Date: 1892
Owner: Beinecke Rare Book and Manuscript Library, Yale
Source Type: Images
This image from 1519 depicts a fundamental part of Cortes' conquest of the Aztecs--intercultural communication--a necessity that would have proved far more difficult without the aid of the woman pictured here, Dona Marina (also known as La Malinche). The Iberian voyages of discovery are most often remembered as distinctly masculine affairs in which courageous men overcame many obstacles, both at sea and in bizarre new countries, with the help of European technology. To be sure, there is much truth in this, but Indian women also played a crucial, even technological, role in the various New World campaigns.
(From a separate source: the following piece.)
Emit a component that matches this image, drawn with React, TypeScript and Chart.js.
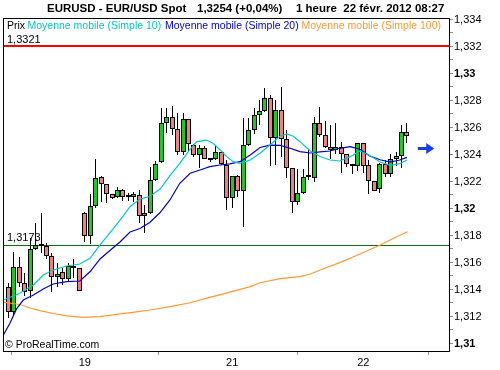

Many Indian women from the fifteenth to nineteenth centuries acted as both concubines and interpreters for conquering Europeans. Dona Marina was given as a slave to Cortes and proved his constant aid in negotiations with Moctezuma and other Indian leaders throughout Mexico. Historians recognize her as an expert linguist, but only recently has language been disassociated from "technology," a term that has come to connote "manly" pursuits, especially engineering (Oldenziel 1999). In terms of which technologies were the most crucial to the era of American exploration, the largely female skill of translation should be considered equally important as firearms and navigation.
Oldenziel, Ruth. Making Technology Masculine: Men, Women, and Modern Machines in America, 1870-1945. Amsterdam: Amsterdam University Press, 1999.